**** Extracted material ****
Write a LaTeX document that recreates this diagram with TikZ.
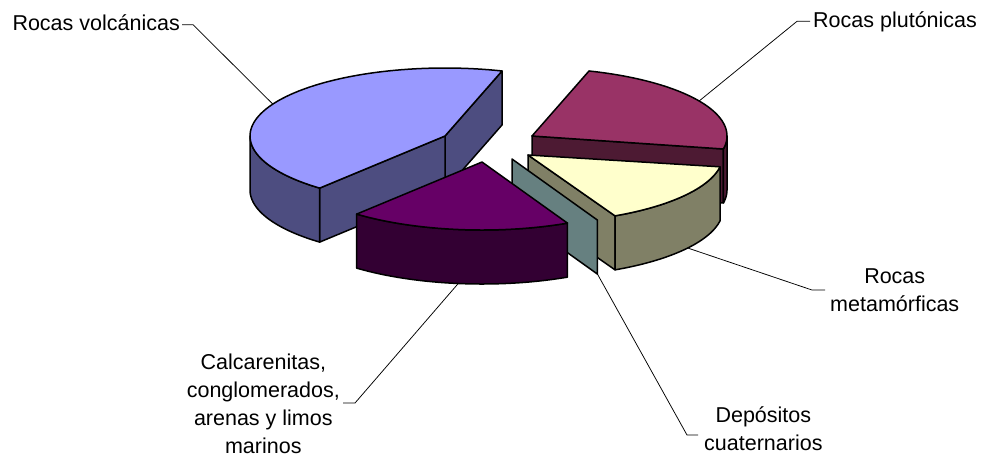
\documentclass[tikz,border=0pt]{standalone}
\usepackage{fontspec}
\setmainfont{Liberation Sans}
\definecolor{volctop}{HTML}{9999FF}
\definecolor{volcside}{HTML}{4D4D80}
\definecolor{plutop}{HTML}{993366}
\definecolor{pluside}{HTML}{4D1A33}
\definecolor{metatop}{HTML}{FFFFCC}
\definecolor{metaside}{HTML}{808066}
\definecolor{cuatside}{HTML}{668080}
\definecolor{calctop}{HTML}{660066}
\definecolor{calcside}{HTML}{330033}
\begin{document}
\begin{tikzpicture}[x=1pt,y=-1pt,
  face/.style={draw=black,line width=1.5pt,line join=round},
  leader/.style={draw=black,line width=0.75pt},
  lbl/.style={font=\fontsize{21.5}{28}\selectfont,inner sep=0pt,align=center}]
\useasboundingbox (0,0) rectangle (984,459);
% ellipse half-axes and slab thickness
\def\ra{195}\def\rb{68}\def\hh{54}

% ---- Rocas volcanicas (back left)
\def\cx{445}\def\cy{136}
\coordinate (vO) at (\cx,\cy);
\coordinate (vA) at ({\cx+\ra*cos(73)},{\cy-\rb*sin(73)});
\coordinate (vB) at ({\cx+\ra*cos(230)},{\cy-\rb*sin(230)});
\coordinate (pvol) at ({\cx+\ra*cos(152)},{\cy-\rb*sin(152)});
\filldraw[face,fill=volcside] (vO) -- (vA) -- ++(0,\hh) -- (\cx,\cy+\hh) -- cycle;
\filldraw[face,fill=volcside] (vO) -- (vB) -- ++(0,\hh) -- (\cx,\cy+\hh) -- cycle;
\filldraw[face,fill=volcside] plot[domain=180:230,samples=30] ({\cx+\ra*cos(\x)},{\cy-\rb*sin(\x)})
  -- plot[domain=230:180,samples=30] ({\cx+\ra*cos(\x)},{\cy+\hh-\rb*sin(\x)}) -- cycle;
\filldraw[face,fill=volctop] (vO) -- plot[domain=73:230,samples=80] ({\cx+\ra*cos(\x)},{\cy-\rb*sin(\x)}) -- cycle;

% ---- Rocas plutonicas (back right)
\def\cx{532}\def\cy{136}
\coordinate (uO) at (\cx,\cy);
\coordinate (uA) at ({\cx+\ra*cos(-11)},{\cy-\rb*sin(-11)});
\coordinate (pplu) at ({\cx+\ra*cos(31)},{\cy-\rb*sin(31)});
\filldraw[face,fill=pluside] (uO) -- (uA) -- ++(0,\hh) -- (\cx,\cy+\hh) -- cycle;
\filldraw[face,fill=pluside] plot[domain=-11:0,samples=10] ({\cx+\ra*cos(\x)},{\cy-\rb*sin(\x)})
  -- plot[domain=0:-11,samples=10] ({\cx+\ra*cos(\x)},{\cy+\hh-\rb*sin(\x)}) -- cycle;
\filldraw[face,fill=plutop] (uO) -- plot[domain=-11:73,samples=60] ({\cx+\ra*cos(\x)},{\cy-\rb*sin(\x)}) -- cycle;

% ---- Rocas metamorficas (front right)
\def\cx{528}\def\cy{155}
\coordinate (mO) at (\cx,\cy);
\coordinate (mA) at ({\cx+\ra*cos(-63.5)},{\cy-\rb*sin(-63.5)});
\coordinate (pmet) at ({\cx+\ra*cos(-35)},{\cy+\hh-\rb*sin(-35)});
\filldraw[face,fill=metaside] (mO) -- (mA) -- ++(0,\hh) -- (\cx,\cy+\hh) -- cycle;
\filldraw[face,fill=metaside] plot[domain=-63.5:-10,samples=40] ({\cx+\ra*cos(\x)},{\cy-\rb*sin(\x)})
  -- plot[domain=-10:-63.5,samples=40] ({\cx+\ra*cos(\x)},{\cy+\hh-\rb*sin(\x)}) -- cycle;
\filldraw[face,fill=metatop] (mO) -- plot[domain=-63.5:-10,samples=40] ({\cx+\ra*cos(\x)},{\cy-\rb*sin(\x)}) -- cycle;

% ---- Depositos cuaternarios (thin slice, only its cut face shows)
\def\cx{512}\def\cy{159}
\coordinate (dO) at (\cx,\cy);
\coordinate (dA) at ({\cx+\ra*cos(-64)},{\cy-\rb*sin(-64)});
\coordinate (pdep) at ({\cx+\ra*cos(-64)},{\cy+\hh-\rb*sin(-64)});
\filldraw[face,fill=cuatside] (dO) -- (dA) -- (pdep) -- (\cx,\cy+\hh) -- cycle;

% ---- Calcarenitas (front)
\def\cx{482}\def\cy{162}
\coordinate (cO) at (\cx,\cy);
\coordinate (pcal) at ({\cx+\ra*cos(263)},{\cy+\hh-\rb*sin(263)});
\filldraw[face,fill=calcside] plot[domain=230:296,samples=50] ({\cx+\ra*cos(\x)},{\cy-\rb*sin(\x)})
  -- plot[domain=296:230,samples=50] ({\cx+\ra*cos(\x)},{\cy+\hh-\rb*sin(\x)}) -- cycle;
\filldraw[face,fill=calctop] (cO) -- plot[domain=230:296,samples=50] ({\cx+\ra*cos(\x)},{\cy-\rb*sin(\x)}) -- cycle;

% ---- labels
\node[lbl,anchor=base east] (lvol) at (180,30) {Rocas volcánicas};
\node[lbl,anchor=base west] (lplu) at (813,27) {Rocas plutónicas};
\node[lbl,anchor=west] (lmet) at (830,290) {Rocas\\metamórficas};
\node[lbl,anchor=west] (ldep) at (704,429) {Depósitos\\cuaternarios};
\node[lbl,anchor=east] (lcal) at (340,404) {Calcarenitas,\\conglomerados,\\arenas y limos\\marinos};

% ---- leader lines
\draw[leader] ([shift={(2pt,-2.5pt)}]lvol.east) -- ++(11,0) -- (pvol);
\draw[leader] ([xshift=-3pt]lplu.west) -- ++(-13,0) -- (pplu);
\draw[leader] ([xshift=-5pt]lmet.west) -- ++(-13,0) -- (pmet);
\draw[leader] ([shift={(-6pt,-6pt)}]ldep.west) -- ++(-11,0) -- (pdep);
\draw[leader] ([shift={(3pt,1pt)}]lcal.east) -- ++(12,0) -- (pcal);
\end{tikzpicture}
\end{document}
****
**** Extracted material ****
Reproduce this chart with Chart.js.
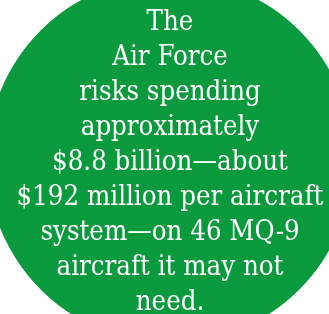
****
**** Extracted material ****
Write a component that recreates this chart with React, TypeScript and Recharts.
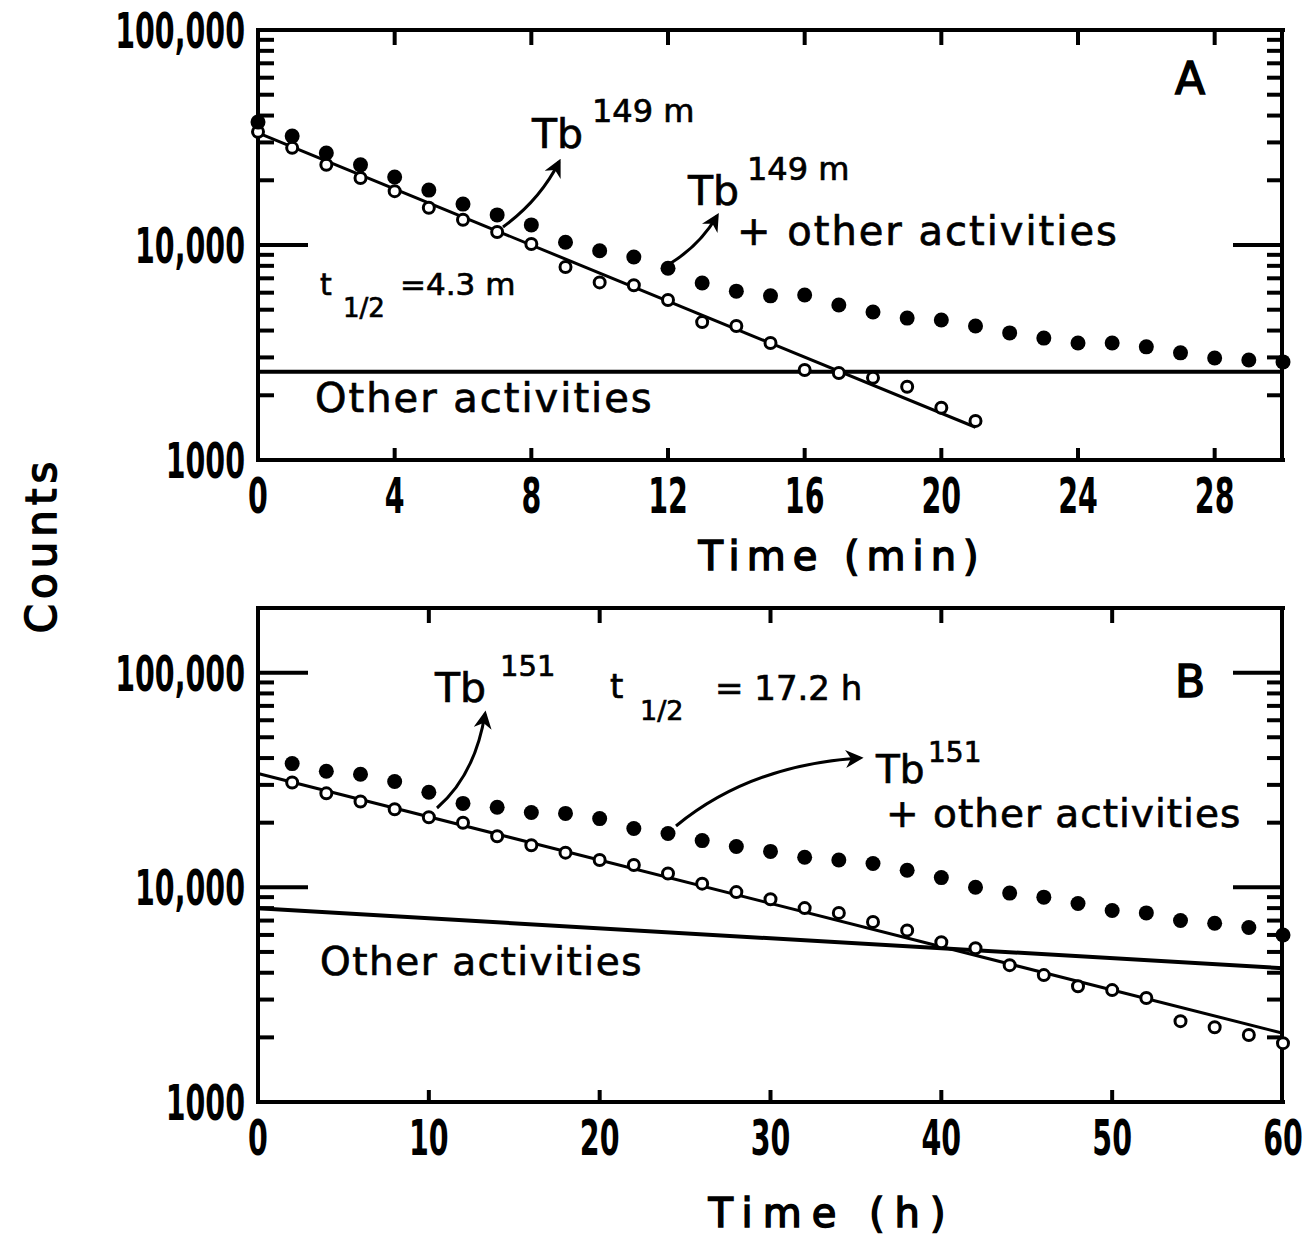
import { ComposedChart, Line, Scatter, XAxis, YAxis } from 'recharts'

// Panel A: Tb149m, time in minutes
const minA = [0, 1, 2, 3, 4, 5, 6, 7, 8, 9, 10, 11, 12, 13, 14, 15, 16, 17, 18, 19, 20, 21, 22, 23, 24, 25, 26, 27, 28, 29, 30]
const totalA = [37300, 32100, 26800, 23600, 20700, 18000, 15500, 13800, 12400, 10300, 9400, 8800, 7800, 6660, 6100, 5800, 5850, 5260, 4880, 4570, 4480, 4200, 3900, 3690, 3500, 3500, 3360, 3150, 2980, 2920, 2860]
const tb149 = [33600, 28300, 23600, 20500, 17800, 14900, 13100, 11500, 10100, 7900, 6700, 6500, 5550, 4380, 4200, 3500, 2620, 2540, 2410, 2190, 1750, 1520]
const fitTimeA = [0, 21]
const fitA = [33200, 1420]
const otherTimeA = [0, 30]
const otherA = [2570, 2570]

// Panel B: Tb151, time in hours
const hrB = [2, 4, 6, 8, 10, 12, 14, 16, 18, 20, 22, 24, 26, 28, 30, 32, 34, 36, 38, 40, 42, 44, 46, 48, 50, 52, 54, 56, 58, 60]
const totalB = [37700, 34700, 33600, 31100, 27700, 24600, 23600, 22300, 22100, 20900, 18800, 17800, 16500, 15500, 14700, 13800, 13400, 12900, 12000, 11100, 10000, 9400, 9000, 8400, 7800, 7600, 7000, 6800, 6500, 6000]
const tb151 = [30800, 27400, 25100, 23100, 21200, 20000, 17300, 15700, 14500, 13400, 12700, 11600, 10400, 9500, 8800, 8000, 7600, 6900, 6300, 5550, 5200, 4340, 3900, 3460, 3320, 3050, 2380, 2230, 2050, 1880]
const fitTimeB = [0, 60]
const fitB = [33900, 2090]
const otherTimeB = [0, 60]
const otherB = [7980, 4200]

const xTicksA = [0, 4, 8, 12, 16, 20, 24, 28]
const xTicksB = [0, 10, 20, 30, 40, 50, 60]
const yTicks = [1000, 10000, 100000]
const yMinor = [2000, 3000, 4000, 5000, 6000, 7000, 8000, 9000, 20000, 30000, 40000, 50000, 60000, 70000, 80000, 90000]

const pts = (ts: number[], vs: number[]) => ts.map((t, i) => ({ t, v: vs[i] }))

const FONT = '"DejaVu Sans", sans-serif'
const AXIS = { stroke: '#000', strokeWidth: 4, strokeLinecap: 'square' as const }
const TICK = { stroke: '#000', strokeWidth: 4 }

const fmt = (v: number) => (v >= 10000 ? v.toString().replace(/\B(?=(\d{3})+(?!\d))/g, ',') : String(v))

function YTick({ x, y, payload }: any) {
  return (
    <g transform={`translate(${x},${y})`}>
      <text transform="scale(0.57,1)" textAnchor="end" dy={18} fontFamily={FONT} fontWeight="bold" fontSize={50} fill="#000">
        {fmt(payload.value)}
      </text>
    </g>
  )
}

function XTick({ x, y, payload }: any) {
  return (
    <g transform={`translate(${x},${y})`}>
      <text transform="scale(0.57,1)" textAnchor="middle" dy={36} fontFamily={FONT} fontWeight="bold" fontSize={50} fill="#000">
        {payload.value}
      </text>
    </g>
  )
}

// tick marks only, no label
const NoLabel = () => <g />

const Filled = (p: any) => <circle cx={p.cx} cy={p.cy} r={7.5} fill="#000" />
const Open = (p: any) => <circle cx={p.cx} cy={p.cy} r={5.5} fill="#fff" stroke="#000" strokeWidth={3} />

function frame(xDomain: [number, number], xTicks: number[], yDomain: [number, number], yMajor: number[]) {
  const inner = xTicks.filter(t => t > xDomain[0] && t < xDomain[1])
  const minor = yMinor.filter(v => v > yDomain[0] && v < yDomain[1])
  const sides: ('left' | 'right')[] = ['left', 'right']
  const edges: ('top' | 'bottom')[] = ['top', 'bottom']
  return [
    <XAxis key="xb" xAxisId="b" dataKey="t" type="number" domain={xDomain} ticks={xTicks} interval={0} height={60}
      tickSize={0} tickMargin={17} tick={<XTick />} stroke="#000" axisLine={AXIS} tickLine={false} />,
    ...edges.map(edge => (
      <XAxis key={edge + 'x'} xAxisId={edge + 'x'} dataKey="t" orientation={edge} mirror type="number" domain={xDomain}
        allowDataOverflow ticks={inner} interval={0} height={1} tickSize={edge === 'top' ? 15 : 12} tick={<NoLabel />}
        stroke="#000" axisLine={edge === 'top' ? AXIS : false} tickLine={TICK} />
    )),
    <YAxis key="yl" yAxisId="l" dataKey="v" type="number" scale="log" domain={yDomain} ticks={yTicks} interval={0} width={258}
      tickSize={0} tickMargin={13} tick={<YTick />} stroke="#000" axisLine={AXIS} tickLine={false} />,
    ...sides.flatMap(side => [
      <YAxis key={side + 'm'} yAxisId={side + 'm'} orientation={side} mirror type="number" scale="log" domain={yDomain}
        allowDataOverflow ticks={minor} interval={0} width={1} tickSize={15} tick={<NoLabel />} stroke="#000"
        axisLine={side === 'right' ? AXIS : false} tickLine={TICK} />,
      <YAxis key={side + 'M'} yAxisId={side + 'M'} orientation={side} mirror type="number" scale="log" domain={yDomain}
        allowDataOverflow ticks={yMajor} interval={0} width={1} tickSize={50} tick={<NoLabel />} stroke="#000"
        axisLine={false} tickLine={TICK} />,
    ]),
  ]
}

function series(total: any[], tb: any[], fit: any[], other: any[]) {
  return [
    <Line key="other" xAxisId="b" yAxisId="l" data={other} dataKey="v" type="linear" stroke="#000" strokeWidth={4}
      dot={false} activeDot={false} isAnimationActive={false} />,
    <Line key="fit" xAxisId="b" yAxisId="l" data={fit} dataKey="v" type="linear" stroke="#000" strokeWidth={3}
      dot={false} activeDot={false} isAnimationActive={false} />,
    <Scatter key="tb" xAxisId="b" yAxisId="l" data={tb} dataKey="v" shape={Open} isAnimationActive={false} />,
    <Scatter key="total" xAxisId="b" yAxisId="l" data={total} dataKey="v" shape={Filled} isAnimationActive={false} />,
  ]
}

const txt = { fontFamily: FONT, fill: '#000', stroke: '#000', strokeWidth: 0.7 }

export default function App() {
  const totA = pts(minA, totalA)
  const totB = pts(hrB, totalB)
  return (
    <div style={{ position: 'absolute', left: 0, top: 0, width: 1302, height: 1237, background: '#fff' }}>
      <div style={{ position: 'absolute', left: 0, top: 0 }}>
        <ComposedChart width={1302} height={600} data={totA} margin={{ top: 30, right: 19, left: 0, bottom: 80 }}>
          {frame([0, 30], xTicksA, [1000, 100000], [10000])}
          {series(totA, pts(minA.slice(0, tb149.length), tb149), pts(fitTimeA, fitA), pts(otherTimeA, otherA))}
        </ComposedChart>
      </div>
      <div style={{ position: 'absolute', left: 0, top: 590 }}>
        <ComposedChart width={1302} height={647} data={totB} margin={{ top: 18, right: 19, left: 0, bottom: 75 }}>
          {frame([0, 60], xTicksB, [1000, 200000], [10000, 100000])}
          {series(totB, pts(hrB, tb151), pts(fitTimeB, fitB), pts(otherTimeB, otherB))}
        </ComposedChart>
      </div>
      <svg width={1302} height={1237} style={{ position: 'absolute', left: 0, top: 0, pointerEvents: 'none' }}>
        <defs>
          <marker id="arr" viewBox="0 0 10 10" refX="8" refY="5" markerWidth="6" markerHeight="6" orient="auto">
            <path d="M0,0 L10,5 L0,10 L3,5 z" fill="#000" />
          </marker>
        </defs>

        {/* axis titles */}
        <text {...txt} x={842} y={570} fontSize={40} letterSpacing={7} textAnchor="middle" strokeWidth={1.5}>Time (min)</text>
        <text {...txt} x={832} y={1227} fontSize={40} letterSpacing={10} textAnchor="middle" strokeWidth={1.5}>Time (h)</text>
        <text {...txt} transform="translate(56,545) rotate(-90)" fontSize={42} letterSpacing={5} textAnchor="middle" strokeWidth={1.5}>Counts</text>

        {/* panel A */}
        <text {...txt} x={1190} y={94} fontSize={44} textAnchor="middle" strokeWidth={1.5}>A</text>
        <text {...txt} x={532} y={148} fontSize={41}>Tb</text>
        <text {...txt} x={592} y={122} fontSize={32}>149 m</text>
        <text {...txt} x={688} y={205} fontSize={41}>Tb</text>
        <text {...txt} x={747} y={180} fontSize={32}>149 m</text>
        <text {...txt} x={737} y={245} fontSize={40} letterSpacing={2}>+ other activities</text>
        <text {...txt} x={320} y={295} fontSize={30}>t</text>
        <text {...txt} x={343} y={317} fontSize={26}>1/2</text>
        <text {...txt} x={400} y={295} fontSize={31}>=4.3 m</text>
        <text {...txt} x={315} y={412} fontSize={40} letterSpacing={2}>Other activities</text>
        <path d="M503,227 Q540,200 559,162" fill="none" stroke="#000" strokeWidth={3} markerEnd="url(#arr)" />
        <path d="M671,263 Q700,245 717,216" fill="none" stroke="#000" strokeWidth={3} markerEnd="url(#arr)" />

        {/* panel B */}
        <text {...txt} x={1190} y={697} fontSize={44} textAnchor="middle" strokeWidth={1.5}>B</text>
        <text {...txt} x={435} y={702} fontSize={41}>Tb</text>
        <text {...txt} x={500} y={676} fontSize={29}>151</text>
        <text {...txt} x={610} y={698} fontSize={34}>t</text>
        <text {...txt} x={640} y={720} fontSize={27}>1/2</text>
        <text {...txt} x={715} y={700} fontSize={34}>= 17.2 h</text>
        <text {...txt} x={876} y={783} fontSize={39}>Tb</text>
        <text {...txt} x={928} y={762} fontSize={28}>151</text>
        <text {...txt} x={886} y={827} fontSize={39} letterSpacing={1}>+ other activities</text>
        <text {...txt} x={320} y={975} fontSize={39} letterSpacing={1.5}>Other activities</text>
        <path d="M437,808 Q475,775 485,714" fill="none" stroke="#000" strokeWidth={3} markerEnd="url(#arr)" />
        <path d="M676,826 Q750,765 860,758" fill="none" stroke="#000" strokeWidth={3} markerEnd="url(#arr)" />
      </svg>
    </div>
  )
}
****
**Requirement:**
Output exactly the lines from the one containing "Write a component" through the one containing "70000, 80000, 90000]", both included, and nothing else; leave out any pictures.

**Answer to the problem:**
Write a component that recreates this chart with React, TypeScript and Recharts.
import { ComposedChart, Line, Scatter, XAxis, YAxis } from 'recharts'

// Panel A: Tb149m, time in minutes
const minA = [0, 1, 2, 3, 4, 5, 6, 7, 8, 9, 10, 11, 12, 13, 14, 15, 16, 17, 18, 19, 20, 21, 22, 23, 24, 25, 26, 27, 28, 29, 30]
const totalA = [37300, 32100, 26800, 23600, 20700, 18000, 15500, 13800, 12400, 10300, 9400, 8800, 7800, 6660, 6100, 5800, 5850, 5260, 4880, 4570, 4480, 4200, 3900, 3690, 3500, 3500, 3360, 3150, 2980, 2920, 2860]
const tb149 = [33600, 28300, 23600, 20500, 17800, 14900, 13100, 11500, 10100, 7900, 6700, 6500, 5550, 4380, 4200, 3500, 2620, 2540, 2410, 2190, 1750, 1520]
const fitTimeA = [0, 21]
const fitA = [33200, 1420]
const otherTimeA = [0, 30]
const otherA = [2570, 2570]

// Panel B: Tb151, time in hours
const hrB = [2, 4, 6, 8, 10, 12, 14, 16, 18, 20, 22, 24, 26, 28, 30, 32, 34, 36, 38, 40, 42, 44, 46, 48, 50, 52, 54, 56, 58, 60]
const totalB = [37700, 34700, 33600, 31100, 27700, 24600, 23600, 22300, 22100, 20900, 18800, 17800, 16500, 15500, 14700, 13800, 13400, 12900, 12000, 11100, 10000, 9400, 9000, 8400, 7800, 7600, 7000, 6800, 6500, 6000]
const tb151 = [30800, 27400, 25100, 23100, 21200, 20000, 17300, 15700, 14500, 13400, 12700, 11600, 10400, 9500, 8800, 8000, 7600, 6900, 6300, 5550, 5200, 4340, 3900, 3460, 3320, 3050, 2380, 2230, 2050, 1880]
const fitTimeB = [0, 60]
const fitB = [33900, 2090]
const otherTimeB = [0, 60]
const otherB = [7980, 4200]

const xTicksA = [0, 4, 8, 12, 16, 20, 24, 28]
const xTicksB = [0, 10, 20, 30, 40, 50, 60]
const yTicks = [1000, 10000, 100000]
const yMinor = [2000, 3000, 4000, 5000, 6000, 7000, 8000, 9000, 20000, 30000, 40000, 50000, 60000, 70000, 80000, 90000]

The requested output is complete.